When you are done, repeat the following commands to create the executable:

linux:~/lmodel>  gfortran -g -c -o ismabs.o ismabs.f90
linux:~/lmodel>  gfortran -g -o loc-xspec loc-xspec.o ismabs.o
                    moduser.o -L/path/to/cfitsio -lcfitsio

The ’-L/path/to/cfitsio’ is optional. You may need to adapt it in case the compiler cannot find libcfitsio.so in the library path. In this flag, you can specify the correct path to libcfitsio.so.

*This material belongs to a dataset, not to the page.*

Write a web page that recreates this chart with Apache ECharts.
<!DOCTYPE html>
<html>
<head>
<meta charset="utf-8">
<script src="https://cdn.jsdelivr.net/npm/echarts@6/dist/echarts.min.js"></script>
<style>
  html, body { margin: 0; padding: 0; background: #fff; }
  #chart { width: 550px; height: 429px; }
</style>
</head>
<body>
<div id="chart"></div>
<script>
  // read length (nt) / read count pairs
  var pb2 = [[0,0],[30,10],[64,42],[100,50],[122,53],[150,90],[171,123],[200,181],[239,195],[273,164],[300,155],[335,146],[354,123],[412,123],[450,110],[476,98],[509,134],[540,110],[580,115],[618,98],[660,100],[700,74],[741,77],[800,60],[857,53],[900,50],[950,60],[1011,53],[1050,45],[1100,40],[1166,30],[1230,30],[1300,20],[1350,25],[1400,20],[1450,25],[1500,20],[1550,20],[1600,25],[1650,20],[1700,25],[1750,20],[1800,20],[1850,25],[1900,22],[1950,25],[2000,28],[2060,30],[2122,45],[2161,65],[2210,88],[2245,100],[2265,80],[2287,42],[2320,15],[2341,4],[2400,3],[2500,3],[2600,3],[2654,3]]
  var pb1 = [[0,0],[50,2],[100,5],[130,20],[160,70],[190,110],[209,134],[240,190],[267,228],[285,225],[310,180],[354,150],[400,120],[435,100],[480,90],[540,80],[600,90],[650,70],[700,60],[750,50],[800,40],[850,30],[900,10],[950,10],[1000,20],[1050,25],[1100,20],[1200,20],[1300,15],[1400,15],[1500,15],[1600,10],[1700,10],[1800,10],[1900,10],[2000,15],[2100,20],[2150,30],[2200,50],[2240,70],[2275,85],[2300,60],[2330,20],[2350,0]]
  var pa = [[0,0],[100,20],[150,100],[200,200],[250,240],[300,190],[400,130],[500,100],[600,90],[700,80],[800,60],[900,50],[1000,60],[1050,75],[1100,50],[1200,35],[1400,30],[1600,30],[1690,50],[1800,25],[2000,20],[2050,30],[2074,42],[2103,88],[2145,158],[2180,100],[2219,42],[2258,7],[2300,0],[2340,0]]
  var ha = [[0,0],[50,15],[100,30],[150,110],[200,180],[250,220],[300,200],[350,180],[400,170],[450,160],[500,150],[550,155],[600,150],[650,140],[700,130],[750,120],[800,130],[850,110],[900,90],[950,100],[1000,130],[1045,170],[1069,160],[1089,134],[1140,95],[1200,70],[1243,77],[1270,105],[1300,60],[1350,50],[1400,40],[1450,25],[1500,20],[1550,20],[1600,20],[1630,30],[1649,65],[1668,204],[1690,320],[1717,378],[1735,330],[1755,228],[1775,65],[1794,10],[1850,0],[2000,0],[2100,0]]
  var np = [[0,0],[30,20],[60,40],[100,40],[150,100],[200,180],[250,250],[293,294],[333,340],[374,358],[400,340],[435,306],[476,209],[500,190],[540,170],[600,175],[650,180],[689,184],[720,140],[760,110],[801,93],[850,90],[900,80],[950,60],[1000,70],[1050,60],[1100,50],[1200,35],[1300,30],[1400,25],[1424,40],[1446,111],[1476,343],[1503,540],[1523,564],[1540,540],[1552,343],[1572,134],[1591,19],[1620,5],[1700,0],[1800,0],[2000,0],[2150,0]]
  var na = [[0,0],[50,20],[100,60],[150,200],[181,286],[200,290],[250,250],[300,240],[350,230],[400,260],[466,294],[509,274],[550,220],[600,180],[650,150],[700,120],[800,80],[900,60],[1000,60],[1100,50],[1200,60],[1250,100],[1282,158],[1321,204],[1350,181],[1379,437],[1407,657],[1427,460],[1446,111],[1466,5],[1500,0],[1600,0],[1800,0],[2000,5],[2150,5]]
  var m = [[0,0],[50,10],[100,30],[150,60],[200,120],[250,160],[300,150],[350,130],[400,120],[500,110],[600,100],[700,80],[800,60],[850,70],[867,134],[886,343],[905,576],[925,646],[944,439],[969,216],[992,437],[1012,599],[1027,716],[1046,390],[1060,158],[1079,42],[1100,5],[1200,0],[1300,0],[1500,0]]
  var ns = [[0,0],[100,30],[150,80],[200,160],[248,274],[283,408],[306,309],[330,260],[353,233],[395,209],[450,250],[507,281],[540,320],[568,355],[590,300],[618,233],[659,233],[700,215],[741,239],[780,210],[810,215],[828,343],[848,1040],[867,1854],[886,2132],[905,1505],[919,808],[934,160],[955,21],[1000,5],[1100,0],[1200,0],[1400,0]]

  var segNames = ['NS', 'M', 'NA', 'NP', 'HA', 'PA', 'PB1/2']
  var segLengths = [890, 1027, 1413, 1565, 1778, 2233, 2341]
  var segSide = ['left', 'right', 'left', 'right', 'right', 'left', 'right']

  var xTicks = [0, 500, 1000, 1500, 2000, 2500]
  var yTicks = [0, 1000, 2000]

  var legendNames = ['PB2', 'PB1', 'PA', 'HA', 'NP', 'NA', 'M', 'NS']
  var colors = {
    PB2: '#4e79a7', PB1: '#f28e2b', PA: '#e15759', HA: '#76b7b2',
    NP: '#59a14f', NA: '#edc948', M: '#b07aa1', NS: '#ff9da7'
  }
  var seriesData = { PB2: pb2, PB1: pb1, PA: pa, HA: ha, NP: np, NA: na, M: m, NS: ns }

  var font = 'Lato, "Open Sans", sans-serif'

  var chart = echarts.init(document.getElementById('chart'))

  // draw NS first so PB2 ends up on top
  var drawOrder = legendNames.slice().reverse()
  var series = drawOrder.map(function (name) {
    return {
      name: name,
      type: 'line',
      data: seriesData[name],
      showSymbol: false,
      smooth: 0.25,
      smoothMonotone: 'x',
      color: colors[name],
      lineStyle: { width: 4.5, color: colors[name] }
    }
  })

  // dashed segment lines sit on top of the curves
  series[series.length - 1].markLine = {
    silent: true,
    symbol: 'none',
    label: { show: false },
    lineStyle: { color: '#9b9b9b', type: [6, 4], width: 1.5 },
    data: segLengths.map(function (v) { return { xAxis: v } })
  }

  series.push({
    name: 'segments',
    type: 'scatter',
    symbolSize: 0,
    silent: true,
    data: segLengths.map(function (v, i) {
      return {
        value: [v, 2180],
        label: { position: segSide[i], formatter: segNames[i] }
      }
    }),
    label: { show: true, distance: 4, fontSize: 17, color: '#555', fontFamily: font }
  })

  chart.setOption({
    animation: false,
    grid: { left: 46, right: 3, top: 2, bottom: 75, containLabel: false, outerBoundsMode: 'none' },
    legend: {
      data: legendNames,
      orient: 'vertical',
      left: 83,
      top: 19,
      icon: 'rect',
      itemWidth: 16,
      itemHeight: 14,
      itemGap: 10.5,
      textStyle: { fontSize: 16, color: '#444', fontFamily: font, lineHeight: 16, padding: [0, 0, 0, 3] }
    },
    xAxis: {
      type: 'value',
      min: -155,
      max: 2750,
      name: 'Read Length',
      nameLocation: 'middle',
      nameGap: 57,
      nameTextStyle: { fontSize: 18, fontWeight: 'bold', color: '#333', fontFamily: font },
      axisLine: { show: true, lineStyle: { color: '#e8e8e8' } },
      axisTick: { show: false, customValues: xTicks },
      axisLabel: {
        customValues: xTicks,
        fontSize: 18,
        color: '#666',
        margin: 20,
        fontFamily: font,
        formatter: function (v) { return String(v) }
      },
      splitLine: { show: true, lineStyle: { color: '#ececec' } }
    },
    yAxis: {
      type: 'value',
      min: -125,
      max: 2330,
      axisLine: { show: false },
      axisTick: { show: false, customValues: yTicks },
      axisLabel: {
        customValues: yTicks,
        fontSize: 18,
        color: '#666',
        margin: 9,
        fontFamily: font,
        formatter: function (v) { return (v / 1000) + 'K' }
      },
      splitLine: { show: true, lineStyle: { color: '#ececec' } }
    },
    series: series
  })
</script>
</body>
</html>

2.8.2.2.4. Use the Xspec local model in SPEX

Start SPEX in a directory where the loc-xspec executable that we just made is located. Since the ismabs model is a multiplicative model, we need to load the musr component. In the example below, we show how a power-law model is absorbed by ismabs in SPEX:

SPEX> com po
SPEX> com musr
SPEX> com rel 1 2
# Link the new loc-xspec executable to the musr component
SPEX> par 1 2 exec av ./loc-xspec
# The number of parameters is found in ’local_ismabs.dat’, supplied by the Xspec model
SPEX> par 1 2 npar v 31

The file local_ismabs.dat also describes the parameters and their limits in order. It is advisable to write a SPEX command file to set the parameters and their ranges to their default values. The order of the parameters should be the same in the musr model and in the local_ismabs.dat file. If the bookkeeping is right, you should be able to issue a calculate command in SPEX and show the absorbed power law in a plot.